Although the process and tools might sound abstract, as entrepreneur you should take your first steps to have strategy developed. Just consider to designate small strategy development team of your employees and ask them to meet regularly for advancing strategy formulation. In between, they can talk with vendors and customers and prospects, research competitors, and try some strategy development tools , which anyway will lead you further than not trying to tackle strategy at all.

As noticed by V. Harnish in Scaling Up nothing consumes cash as fast as growth phase. Therefore third most important ingredient in scaling-up  is cash flow management. V. Harnish advices a proactive approach toward management of growing company liquidity through conscious cash flow management and building reserves through e.g. dynamic pricing, competitive sourcing, lowering operating costs, collecting due amounts faster, reducing inventory and acceptable delaying payments to others. Some concrete practices the author recommends to consider relate to preparing in advance and sending error-free bills to customers on time or keeping 60 days’ cash on hand to cover potential expenses and avoid difficulties, which in scaling-up  should never be fixed with lines of credit.

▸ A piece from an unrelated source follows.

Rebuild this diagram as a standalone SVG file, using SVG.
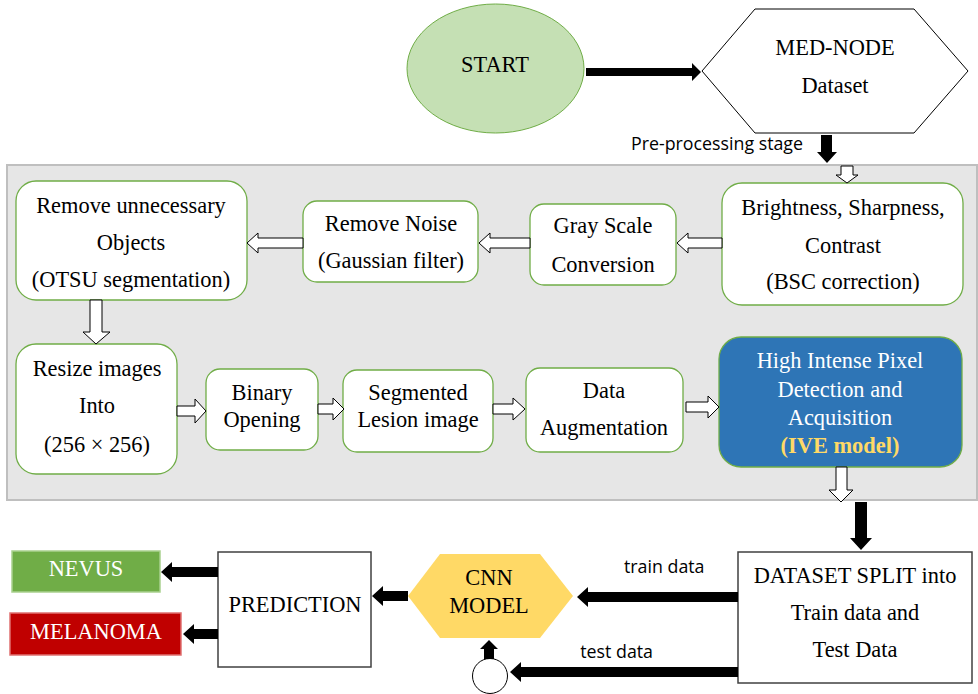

Some non-obvious ideas for lowering operating costs and increasing company’s performance can be found in Exponential Organizations written by S. Ismail, M. S. Malone and Y. van Geest. Authors preach approaches of smart partnering, exploiting and leveraging other people’s assets and resources if one have none, using games, challenges, quizzes and competitions to tap mind power of people in their communities and engaging them in creating value which originally was though as something to purchase from the outside.

So, in what stage of development is the venture you support?